## BEGIN SUPPLIED RECORDS

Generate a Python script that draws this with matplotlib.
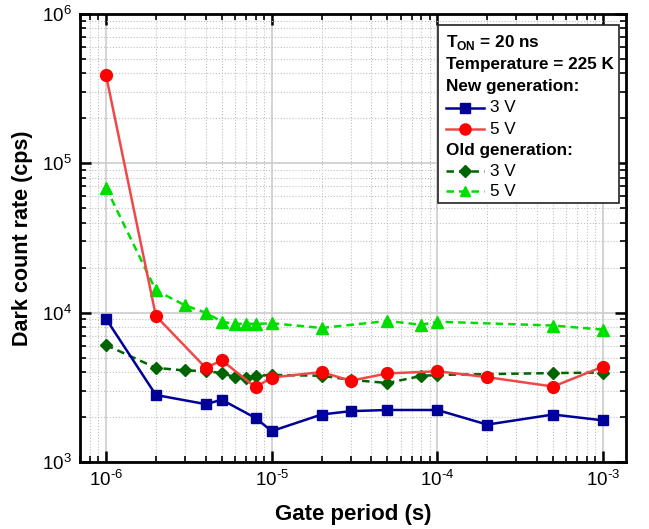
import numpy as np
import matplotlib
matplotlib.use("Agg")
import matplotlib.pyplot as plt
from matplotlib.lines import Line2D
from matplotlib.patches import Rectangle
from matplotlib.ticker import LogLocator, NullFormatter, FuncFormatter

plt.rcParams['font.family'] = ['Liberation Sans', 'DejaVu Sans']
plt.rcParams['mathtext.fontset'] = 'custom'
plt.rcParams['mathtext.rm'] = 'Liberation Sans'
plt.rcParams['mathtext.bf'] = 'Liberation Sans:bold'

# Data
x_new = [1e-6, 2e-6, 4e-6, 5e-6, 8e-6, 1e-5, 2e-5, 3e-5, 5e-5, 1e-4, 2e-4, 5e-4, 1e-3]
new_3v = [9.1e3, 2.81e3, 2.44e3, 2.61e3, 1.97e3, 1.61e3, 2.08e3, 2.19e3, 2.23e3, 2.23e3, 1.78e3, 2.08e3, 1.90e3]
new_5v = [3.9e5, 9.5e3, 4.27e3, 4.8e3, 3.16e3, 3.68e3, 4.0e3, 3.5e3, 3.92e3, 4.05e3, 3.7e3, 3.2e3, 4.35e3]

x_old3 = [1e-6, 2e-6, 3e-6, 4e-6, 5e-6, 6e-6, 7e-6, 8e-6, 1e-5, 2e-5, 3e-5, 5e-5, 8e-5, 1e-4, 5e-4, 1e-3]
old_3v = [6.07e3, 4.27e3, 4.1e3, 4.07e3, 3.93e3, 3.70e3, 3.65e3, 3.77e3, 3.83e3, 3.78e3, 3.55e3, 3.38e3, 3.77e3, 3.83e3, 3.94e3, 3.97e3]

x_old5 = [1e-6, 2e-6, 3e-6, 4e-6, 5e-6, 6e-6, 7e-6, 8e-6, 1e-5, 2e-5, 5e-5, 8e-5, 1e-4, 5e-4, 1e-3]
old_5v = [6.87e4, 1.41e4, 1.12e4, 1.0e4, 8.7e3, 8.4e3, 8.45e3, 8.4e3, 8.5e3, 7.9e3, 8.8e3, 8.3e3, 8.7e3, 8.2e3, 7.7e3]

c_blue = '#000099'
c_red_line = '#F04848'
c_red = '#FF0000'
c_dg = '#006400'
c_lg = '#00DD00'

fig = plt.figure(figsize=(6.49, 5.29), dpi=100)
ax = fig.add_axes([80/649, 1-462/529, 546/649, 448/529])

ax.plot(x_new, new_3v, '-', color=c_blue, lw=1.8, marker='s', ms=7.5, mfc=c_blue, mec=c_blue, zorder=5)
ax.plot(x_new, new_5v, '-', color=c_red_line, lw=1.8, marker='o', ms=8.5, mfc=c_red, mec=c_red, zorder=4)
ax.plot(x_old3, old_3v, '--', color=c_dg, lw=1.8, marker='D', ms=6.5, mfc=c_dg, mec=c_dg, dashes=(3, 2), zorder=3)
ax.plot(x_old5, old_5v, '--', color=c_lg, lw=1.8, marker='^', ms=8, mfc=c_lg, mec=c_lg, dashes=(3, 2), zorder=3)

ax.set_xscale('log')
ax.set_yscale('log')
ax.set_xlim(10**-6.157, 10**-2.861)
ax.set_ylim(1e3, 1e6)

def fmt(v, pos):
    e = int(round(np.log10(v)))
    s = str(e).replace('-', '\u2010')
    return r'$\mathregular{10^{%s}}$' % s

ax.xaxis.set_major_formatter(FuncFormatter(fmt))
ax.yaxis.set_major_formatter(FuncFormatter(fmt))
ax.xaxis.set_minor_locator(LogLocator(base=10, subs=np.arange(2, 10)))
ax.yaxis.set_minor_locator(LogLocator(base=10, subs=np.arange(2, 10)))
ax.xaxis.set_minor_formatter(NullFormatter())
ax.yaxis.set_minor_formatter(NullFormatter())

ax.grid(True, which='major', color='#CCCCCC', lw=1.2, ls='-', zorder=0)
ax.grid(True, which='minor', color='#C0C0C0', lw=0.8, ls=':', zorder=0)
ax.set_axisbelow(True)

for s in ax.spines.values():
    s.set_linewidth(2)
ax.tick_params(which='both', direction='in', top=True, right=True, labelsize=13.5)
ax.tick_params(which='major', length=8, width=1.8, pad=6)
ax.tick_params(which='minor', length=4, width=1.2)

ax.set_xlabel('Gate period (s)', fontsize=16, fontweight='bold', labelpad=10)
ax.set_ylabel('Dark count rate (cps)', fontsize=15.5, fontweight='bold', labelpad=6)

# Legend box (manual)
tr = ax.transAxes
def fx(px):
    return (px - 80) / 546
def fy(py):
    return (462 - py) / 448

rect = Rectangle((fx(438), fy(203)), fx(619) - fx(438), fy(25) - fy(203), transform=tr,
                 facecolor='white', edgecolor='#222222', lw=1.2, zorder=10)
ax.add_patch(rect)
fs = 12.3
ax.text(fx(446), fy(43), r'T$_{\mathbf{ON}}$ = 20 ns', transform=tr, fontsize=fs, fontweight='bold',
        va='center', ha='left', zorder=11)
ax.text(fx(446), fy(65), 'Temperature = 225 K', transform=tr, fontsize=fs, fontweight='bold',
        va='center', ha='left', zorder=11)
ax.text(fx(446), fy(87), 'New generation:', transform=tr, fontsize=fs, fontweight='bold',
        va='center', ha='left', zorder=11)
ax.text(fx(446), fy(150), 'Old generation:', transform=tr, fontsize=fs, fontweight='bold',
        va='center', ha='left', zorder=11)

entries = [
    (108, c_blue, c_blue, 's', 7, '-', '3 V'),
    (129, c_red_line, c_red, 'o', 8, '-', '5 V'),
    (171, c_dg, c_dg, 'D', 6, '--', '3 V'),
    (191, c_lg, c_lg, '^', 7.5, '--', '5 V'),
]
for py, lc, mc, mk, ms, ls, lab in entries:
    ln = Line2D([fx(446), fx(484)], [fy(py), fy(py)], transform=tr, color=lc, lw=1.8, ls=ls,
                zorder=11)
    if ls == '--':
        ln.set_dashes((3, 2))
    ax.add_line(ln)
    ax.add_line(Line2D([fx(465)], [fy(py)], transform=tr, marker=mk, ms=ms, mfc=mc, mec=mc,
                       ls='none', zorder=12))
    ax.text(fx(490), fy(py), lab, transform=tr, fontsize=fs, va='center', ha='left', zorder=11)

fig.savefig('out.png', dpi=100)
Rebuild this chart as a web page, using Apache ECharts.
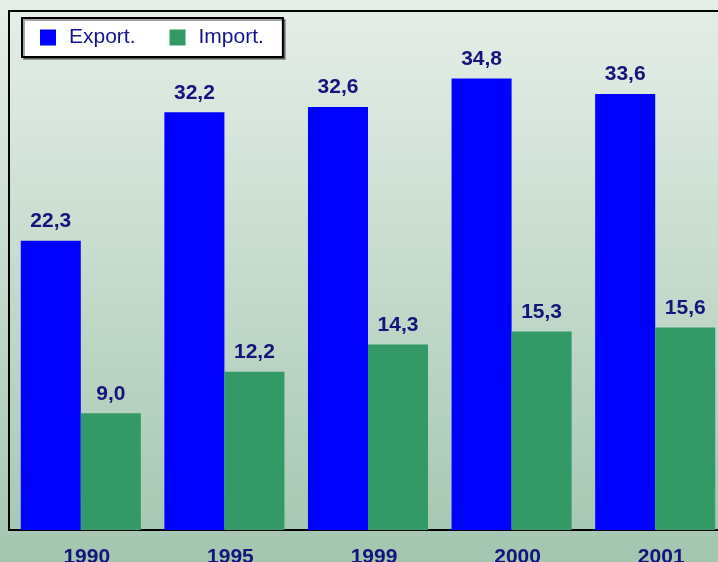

## END SUPPLIED RECORDS

Would you reproduce the lines above, from the very first through the line containing "ax.set_ylim(1e3, 1e6)", exactly and without the pictures?

Generate a Python script that draws this with matplotlib.
import numpy as np
import matplotlib
matplotlib.use("Agg")
import matplotlib.pyplot as plt
from matplotlib.lines import Line2D
from matplotlib.patches import Rectangle
from matplotlib.ticker import LogLocator, NullFormatter, FuncFormatter

plt.rcParams['font.family'] = ['Liberation Sans', 'DejaVu Sans']
plt.rcParams['mathtext.fontset'] = 'custom'
plt.rcParams['mathtext.rm'] = 'Liberation Sans'
plt.rcParams['mathtext.bf'] = 'Liberation Sans:bold'

# Data
x_new = [1e-6, 2e-6, 4e-6, 5e-6, 8e-6, 1e-5, 2e-5, 3e-5, 5e-5, 1e-4, 2e-4, 5e-4, 1e-3]
new_3v = [9.1e3, 2.81e3, 2.44e3, 2.61e3, 1.97e3, 1.61e3, 2.08e3, 2.19e3, 2.23e3, 2.23e3, 1.78e3, 2.08e3, 1.90e3]
new_5v = [3.9e5, 9.5e3, 4.27e3, 4.8e3, 3.16e3, 3.68e3, 4.0e3, 3.5e3, 3.92e3, 4.05e3, 3.7e3, 3.2e3, 4.35e3]

x_old3 = [1e-6, 2e-6, 3e-6, 4e-6, 5e-6, 6e-6, 7e-6, 8e-6, 1e-5, 2e-5, 3e-5, 5e-5, 8e-5, 1e-4, 5e-4, 1e-3]
old_3v = [6.07e3, 4.27e3, 4.1e3, 4.07e3, 3.93e3, 3.70e3, 3.65e3, 3.77e3, 3.83e3, 3.78e3, 3.55e3, 3.38e3, 3.77e3, 3.83e3, 3.94e3, 3.97e3]

x_old5 = [1e-6, 2e-6, 3e-6, 4e-6, 5e-6, 6e-6, 7e-6, 8e-6, 1e-5, 2e-5, 5e-5, 8e-5, 1e-4, 5e-4, 1e-3]
old_5v = [6.87e4, 1.41e4, 1.12e4, 1.0e4, 8.7e3, 8.4e3, 8.45e3, 8.4e3, 8.5e3, 7.9e3, 8.8e3, 8.3e3, 8.7e3, 8.2e3, 7.7e3]

c_blue = '#000099'
c_red_line = '#F04848'
c_red = '#FF0000'
c_dg = '#006400'
c_lg = '#00DD00'

fig = plt.figure(figsize=(6.49, 5.29), dpi=100)
ax = fig.add_axes([80/649, 1-462/529, 546/649, 448/529])

ax.plot(x_new, new_3v, '-', color=c_blue, lw=1.8, marker='s', ms=7.5, mfc=c_blue, mec=c_blue, zorder=5)
ax.plot(x_new, new_5v, '-', color=c_red_line, lw=1.8, marker='o', ms=8.5, mfc=c_red, mec=c_red, zorder=4)
ax.plot(x_old3, old_3v, '--', color=c_dg, lw=1.8, marker='D', ms=6.5, mfc=c_dg, mec=c_dg, dashes=(3, 2), zorder=3)
ax.plot(x_old5, old_5v, '--', color=c_lg, lw=1.8, marker='^', ms=8, mfc=c_lg, mec=c_lg, dashes=(3, 2), zorder=3)

ax.set_xscale('log')
ax.set_yscale('log')
ax.set_xlim(10**-6.157, 10**-2.861)
ax.set_ylim(1e3, 1e6)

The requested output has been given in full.